▸ Given information:
--------------------------------

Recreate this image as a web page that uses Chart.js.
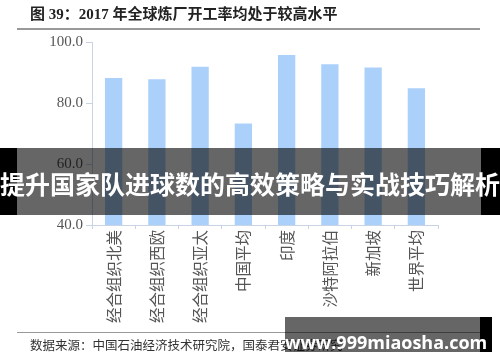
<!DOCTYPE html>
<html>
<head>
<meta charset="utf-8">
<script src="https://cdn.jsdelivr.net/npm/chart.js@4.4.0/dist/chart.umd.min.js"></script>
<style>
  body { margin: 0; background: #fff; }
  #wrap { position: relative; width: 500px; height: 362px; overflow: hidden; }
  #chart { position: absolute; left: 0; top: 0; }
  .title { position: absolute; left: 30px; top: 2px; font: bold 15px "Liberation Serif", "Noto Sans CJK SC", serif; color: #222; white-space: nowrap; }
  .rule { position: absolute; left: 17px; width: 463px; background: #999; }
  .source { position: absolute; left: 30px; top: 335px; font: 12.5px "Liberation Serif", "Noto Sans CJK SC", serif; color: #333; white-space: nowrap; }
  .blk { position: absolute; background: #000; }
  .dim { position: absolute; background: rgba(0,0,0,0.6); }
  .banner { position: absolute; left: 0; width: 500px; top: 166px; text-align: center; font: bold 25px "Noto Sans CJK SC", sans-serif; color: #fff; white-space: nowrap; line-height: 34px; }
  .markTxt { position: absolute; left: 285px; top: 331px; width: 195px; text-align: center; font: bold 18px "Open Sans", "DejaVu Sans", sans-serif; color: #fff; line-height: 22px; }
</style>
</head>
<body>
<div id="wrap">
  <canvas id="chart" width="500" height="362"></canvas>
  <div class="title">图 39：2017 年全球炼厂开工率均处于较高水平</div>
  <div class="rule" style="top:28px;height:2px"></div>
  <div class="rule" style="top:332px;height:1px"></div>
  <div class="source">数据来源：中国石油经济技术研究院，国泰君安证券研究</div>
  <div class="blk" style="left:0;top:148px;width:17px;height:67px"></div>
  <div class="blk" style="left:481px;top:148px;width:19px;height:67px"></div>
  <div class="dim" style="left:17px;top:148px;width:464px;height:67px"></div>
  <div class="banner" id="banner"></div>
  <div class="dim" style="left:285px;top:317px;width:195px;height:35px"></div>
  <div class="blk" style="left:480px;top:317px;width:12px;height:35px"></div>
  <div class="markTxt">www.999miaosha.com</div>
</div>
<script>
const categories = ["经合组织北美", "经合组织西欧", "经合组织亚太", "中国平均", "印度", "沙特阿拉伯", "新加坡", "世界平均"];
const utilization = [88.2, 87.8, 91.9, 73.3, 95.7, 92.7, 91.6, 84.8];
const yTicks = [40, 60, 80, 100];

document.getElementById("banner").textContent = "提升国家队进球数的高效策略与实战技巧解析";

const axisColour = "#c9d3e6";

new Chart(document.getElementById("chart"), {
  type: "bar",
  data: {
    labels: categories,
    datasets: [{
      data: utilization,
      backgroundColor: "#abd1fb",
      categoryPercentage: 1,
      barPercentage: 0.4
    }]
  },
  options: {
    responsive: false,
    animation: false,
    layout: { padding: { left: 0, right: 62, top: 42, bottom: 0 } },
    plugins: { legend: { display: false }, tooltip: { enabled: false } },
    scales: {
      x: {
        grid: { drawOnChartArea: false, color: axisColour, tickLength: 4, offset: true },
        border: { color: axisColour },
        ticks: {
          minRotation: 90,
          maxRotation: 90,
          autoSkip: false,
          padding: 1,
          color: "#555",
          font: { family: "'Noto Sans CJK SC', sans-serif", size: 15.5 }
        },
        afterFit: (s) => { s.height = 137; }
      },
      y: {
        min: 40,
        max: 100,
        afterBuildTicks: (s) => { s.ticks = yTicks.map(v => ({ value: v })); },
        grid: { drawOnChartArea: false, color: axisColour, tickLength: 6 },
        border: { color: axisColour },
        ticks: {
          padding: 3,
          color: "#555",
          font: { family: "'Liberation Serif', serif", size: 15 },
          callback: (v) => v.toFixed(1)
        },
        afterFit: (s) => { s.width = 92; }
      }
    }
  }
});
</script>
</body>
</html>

--------------------------------

▸ The exercise:
Keep the pictures out of the copy and return the rest of the data above exactly.

▸ Exercise answer:
Recreate this image as a web page that uses Chart.js.
<!DOCTYPE html>
<html>
<head>
<meta charset="utf-8">
<script src="https://cdn.jsdelivr.net/npm/chart.js@4.4.0/dist/chart.umd.min.js"></script>
<style>
  body { margin: 0; background: #fff; }
  #wrap { position: relative; width: 500px; height: 362px; overflow: hidden; }
  #chart { position: absolute; left: 0; top: 0; }
  .title { position: absolute; left: 30px; top: 2px; font: bold 15px "Liberation Serif", "Noto Sans CJK SC", serif; color: #222; white-space: nowrap; }
  .rule { position: absolute; left: 17px; width: 463px; background: #999; }
  .source { position: absolute; left: 30px; top: 335px; font: 12.5px "Liberation Serif", "Noto Sans CJK SC", serif; color: #333; white-space: nowrap; }
  .blk { position: absolute; background: #000; }
  .dim { position: absolute; background: rgba(0,0,0,0.6); }
  .banner { position: absolute; left: 0; width: 500px; top: 166px; text-align: center; font: bold 25px "Noto Sans CJK SC", sans-serif; color: #fff; white-space: nowrap; line-height: 34px; }
  .markTxt { position: absolute; left: 285px; top: 331px; width: 195px; text-align: center; font: bold 18px "Open Sans", "DejaVu Sans", sans-serif; color: #fff; line-height: 22px; }
</style>
</head>
<body>
<div id="wrap">
  <canvas id="chart" width="500" height="362"></canvas>
  <div class="title">图 39：2017 年全球炼厂开工率均处于较高水平</div>
  <div class="rule" style="top:28px;height:2px"></div>
  <div class="rule" style="top:332px;height:1px"></div>
  <div class="source">数据来源：中国石油经济技术研究院，国泰君安证券研究</div>
  <div class="blk" style="left:0;top:148px;width:17px;height:67px"></div>
  <div class="blk" style="left:481px;top:148px;width:19px;height:67px"></div>
  <div class="dim" style="left:17px;top:148px;width:464px;height:67px"></div>
  <div class="banner" id="banner"></div>
  <div class="dim" style="left:285px;top:317px;width:195px;height:35px"></div>
  <div class="blk" style="left:480px;top:317px;width:12px;height:35px"></div>
  <div class="markTxt">www.999miaosha.com</div>
</div>
<script>
const categories = ["经合组织北美", "经合组织西欧", "经合组织亚太", "中国平均", "印度", "沙特阿拉伯", "新加坡", "世界平均"];
const utilization = [88.2, 87.8, 91.9, 73.3, 95.7, 92.7, 91.6, 84.8];
const yTicks = [40, 60, 80, 100];

document.getElementById("banner").textContent = "提升国家队进球数的高效策略与实战技巧解析";

const axisColour = "#c9d3e6";

new Chart(document.getElementById("chart"), {
  type: "bar",
  data: {
    labels: categories,
    datasets: [{
      data: utilization,
      backgroundColor: "#abd1fb",
      categoryPercentage: 1,
      barPercentage: 0.4
    }]
  },
  options: {
    responsive: false,
    animation: false,
    layout: { padding: { left: 0, right: 62, top: 42, bottom: 0 } },
    plugins: { legend: { display: false }, tooltip: { enabled: false } },
    scales: {
      x: {
        grid: { drawOnChartArea: false, color: axisColour, tickLength: 4, offset: true },
        border: { color: axisColour },
        ticks: {
          minRotation: 90,
          maxRotation: 90,
          autoSkip: false,
          padding: 1,
          color: "#555",
          font: { family: "'Noto Sans CJK SC', sans-serif", size: 15.5 }
        },
        afterFit: (s) => { s.height = 137; }
      },
      y: {
        min: 40,
        max: 100,
        afterBuildTicks: (s) => { s.ticks = yTicks.map(v => ({ value: v })); },
        grid: { drawOnChartArea: false, color: axisColour, tickLength: 6 },
        border: { color: axisColour },
        ticks: {
          padding: 3,
          color: "#555",
          font: { family: "'Liberation Serif', serif", size: 15 },
          callback: (v) => v.toFixed(1)
        },
        afterFit: (s) => { s.width = 92; }
      }
    }
  }
});
</script>
</body>
</html>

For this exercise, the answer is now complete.